◆ WHAT YOU ARE ASKED TO DO
Repeat all of the material below exactly as written, images excluded.

◆ SOURCE MATERIAL
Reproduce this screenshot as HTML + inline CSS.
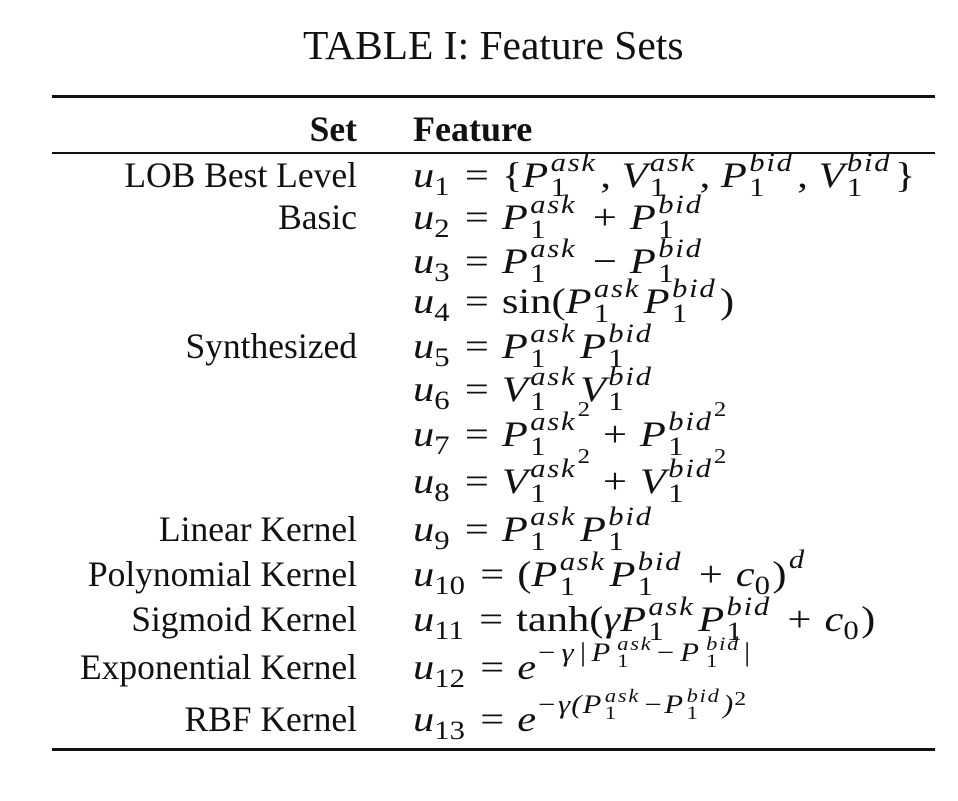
<!DOCTYPE html>
<html><head><meta charset="utf-8"><style>
html,body{margin:0;padding:0;background:#fff;}
body{width:958px;height:801px;position:relative;overflow:hidden;font-family:"Liberation Serif","DejaVu Serif",serif;color:#111;}
.t{position:absolute;font-size:41.5px;white-space:nowrap;line-height:40px;}
.rule{position:absolute;left:52px;width:883px;background:#111;}
.l{position:absolute;right:601px;font-size:35.5px;line-height:36px;white-space:nowrap;text-align:right;}
.m{position:absolute;left:413px;font-size:36px;line-height:36px;white-space:nowrap;transform:scaleX(1.18);transform-origin:0 0;}
.m.h{transform:none;}
i{font-style:italic;}
.s{position:relative;top:-16px;display:inline-block;font-size:26px;line-height:1;font-style:italic;vertical-align:baseline;margin-left:2px;margin-right:3px;letter-spacing:1.5px;}
.s .b{position:absolute;left:0;top:25px;font-style:normal;}
.sb{font-size:26px;position:relative;top:8px;margin-right:2px;}
.op{padding:0 11px;}
.sq{font-size:21px;font-style:normal;position:relative;top:-30px;margin-left:-2px;}
.e{display:inline-block;position:relative;top:-18px;font-size:26px;font-style:italic;line-height:1;vertical-align:baseline;letter-spacing:1px;}
.e .s{font-size:19px;top:-11px;margin-right:2px;}
.e .s .b{top:17px;}
</style></head><body>
<div class="t" style="left:303px;top:25px;">TABLE I: Feature Sets</div>
<div class="rule" style="top:95px;height:3px;"></div>
<div class="l" style="top:111px;font-weight:bold;">Set</div>
<div class="m h" style="top:111px;font-weight:bold;">Feature</div>
<div class="rule" style="top:152px;height:1.5px;"></div>

<div class="l" style="top:157px;">LOB Best Level</div>
<div class="l" style="top:199px;">Basic</div>
<div class="l" style="top:328px;">Synthesized</div>
<div class="l" style="top:511px;">Linear Kernel</div>
<div class="l" style="top:556px;">Polynomial Kernel</div>
<div class="l" style="top:601px;">Sigmoid Kernel</div>
<div class="l" style="top:649px;">Exponential Kernel</div>
<div class="l" style="top:701px;">RBF Kernel</div>

<div class="m" style="top:157px;"><i>u</i><span class="sb">1</span><span class="op">=</span>{<i>P</i><span class="s">ask<span class="b">1</span></span>, <i>V</i><span class="s">ask<span class="b">1</span></span>, <i>P</i><span class="s">bid<span class="b">1</span></span>, <i>V</i><span class="s">bid<span class="b">1</span></span>}</div>

<div class="m" style="top:199px;"><i>u</i><span class="sb">2</span><span class="op">=</span><i>P</i><span class="s">ask<span class="b">1</span></span><span class="op">+</span><i>P</i><span class="s">bid<span class="b">1</span></span></div>

<div class="m" style="top:243px;"><i>u</i><span class="sb">3</span><span class="op">=</span><i>P</i><span class="s">ask<span class="b">1</span></span><span class="op">−</span><i>P</i><span class="s">bid<span class="b">1</span></span></div>

<div class="m" style="top:283px;"><i>u</i><span class="sb">4</span><span class="op">=</span>sin(<i>P</i><span class="s">ask<span class="b">1</span></span><i>P</i><span class="s">bid<span class="b">1</span></span>)</div>

<div class="m" style="top:328px;"><i>u</i><span class="sb">5</span><span class="op">=</span><i>P</i><span class="s">ask<span class="b">1</span></span><i>P</i><span class="s">bid<span class="b">1</span></span></div>

<div class="m" style="top:371px;"><i>u</i><span class="sb">6</span><span class="op">=</span><i>V</i><span class="s">ask<span class="b">1</span></span><i>V</i><span class="s">bid<span class="b">1</span></span></div>

<div class="m" style="top:416px;"><i>u</i><span class="sb">7</span><span class="op">=</span><i>P</i><span class="s">ask<span class="b">1</span></span><span class="sq">2</span><span class="op">+</span><i>P</i><span class="s">bid<span class="b">1</span></span><span class="sq">2</span></div>

<div class="m" style="top:463px;"><i>u</i><span class="sb">8</span><span class="op">=</span><i>V</i><span class="s">ask<span class="b">1</span></span><span class="sq">2</span><span class="op">+</span><i>V</i><span class="s">bid<span class="b">1</span></span><span class="sq">2</span></div>

<div class="m" style="top:511px;"><i>u</i><span class="sb">9</span><span class="op">=</span><i>P</i><span class="s">ask<span class="b">1</span></span><i>P</i><span class="s">bid<span class="b">1</span></span></div>

<div class="m" style="top:556px;"><i>u</i><span class="sb">10</span><span class="op">=</span>(<i>P</i><span class="s">ask<span class="b">1</span></span><i>P</i><span class="s">bid<span class="b">1</span></span><span class="op">+</span><i>c</i><span class="sb">0</span>)<span class="s" style="top:-18px">d</span></div>

<div class="m" style="top:601px;"><i>u</i><span class="sb">11</span><span class="op">=</span>tanh(<i>γP</i><span class="s">ask<span class="b">1</span></span><i>P</i><span class="s">bid<span class="b">1</span></span><span class="op">+</span><i>c</i><span class="sb">0</span>)</div>

<div class="m" style="top:649px;"><i>u</i><span class="sb">12</span><span class="op">=</span><i>e</i><span class="e" style="letter-spacing:4px">−γ|P<span class="s">ask<span class="b">1</span></span>−P<span class="s">bid<span class="b">1</span></span>|</span></div>

<div class="m" style="top:701px;"><i>u</i><span class="sb">13</span><span class="op">=</span><i>e</i><span class="e">−γ(P<span class="s">ask<span class="b">1</span></span>−P<span class="s">bid<span class="b">1</span></span>)<span style="font-style:normal;font-size:20px;position:relative;top:-8px">2</span></span></div>

<div class="rule" style="top:748px;height:3px;"></div>
</body></html>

◆ FULL OUTPUT
Reproduce this screenshot as HTML + inline CSS.
<!DOCTYPE html>
<html><head><meta charset="utf-8"><style>
html,body{margin:0;padding:0;background:#fff;}
body{width:958px;height:801px;position:relative;overflow:hidden;font-family:"Liberation Serif","DejaVu Serif",serif;color:#111;}
.t{position:absolute;font-size:41.5px;white-space:nowrap;line-height:40px;}
.rule{position:absolute;left:52px;width:883px;background:#111;}
.l{position:absolute;right:601px;font-size:35.5px;line-height:36px;white-space:nowrap;text-align:right;}
.m{position:absolute;left:413px;font-size:36px;line-height:36px;white-space:nowrap;transform:scaleX(1.18);transform-origin:0 0;}
.m.h{transform:none;}
i{font-style:italic;}
.s{position:relative;top:-16px;display:inline-block;font-size:26px;line-height:1;font-style:italic;vertical-align:baseline;margin-left:2px;margin-right:3px;letter-spacing:1.5px;}
.s .b{position:absolute;left:0;top:25px;font-style:normal;}
.sb{font-size:26px;position:relative;top:8px;margin-right:2px;}
.op{padding:0 11px;}
.sq{font-size:21px;font-style:normal;position:relative;top:-30px;margin-left:-2px;}
.e{display:inline-block;position:relative;top:-18px;font-size:26px;font-style:italic;line-height:1;vertical-align:baseline;letter-spacing:1px;}
.e .s{font-size:19px;top:-11px;margin-right:2px;}
.e .s .b{top:17px;}
</style></head><body>
<div class="t" style="left:303px;top:25px;">TABLE I: Feature Sets</div>
<div class="rule" style="top:95px;height:3px;"></div>
<div class="l" style="top:111px;font-weight:bold;">Set</div>
<div class="m h" style="top:111px;font-weight:bold;">Feature</div>
<div class="rule" style="top:152px;height:1.5px;"></div>

<div class="l" style="top:157px;">LOB Best Level</div>
<div class="l" style="top:199px;">Basic</div>
<div class="l" style="top:328px;">Synthesized</div>
<div class="l" style="top:511px;">Linear Kernel</div>
<div class="l" style="top:556px;">Polynomial Kernel</div>
<div class="l" style="top:601px;">Sigmoid Kernel</div>
<div class="l" style="top:649px;">Exponential Kernel</div>
<div class="l" style="top:701px;">RBF Kernel</div>

<div class="m" style="top:157px;"><i>u</i><span class="sb">1</span><span class="op">=</span>{<i>P</i><span class="s">ask<span class="b">1</span></span>, <i>V</i><span class="s">ask<span class="b">1</span></span>, <i>P</i><span class="s">bid<span class="b">1</span></span>, <i>V</i><span class="s">bid<span class="b">1</span></span>}</div>

<div class="m" style="top:199px;"><i>u</i><span class="sb">2</span><span class="op">=</span><i>P</i><span class="s">ask<span class="b">1</span></span><span class="op">+</span><i>P</i><span class="s">bid<span class="b">1</span></span></div>

<div class="m" style="top:243px;"><i>u</i><span class="sb">3</span><span class="op">=</span><i>P</i><span class="s">ask<span class="b">1</span></span><span class="op">−</span><i>P</i><span class="s">bid<span class="b">1</span></span></div>

<div class="m" style="top:283px;"><i>u</i><span class="sb">4</span><span class="op">=</span>sin(<i>P</i><span class="s">ask<span class="b">1</span></span><i>P</i><span class="s">bid<span class="b">1</span></span>)</div>

<div class="m" style="top:328px;"><i>u</i><span class="sb">5</span><span class="op">=</span><i>P</i><span class="s">ask<span class="b">1</span></span><i>P</i><span class="s">bid<span class="b">1</span></span></div>

<div class="m" style="top:371px;"><i>u</i><span class="sb">6</span><span class="op">=</span><i>V</i><span class="s">ask<span class="b">1</span></span><i>V</i><span class="s">bid<span class="b">1</span></span></div>

<div class="m" style="top:416px;"><i>u</i><span class="sb">7</span><span class="op">=</span><i>P</i><span class="s">ask<span class="b">1</span></span><span class="sq">2</span><span class="op">+</span><i>P</i><span class="s">bid<span class="b">1</span></span><span class="sq">2</span></div>

<div class="m" style="top:463px;"><i>u</i><span class="sb">8</span><span class="op">=</span><i>V</i><span class="s">ask<span class="b">1</span></span><span class="sq">2</span><span class="op">+</span><i>V</i><span class="s">bid<span class="b">1</span></span><span class="sq">2</span></div>

<div class="m" style="top:511px;"><i>u</i><span class="sb">9</span><span class="op">=</span><i>P</i><span class="s">ask<span class="b">1</span></span><i>P</i><span class="s">bid<span class="b">1</span></span></div>

<div class="m" style="top:556px;"><i>u</i><span class="sb">10</span><span class="op">=</span>(<i>P</i><span class="s">ask<span class="b">1</span></span><i>P</i><span class="s">bid<span class="b">1</span></span><span class="op">+</span><i>c</i><span class="sb">0</span>)<span class="s" style="top:-18px">d</span></div>

<div class="m" style="top:601px;"><i>u</i><span class="sb">11</span><span class="op">=</span>tanh(<i>γP</i><span class="s">ask<span class="b">1</span></span><i>P</i><span class="s">bid<span class="b">1</span></span><span class="op">+</span><i>c</i><span class="sb">0</span>)</div>

<div class="m" style="top:649px;"><i>u</i><span class="sb">12</span><span class="op">=</span><i>e</i><span class="e" style="letter-spacing:4px">−γ|P<span class="s">ask<span class="b">1</span></span>−P<span class="s">bid<span class="b">1</span></span>|</span></div>

<div class="m" style="top:701px;"><i>u</i><span class="sb">13</span><span class="op">=</span><i>e</i><span class="e">−γ(P<span class="s">ask<span class="b">1</span></span>−P<span class="s">bid<span class="b">1</span></span>)<span style="font-style:normal;font-size:20px;position:relative;top:-8px">2</span></span></div>

<div class="rule" style="top:748px;height:3px;"></div>
</body></html>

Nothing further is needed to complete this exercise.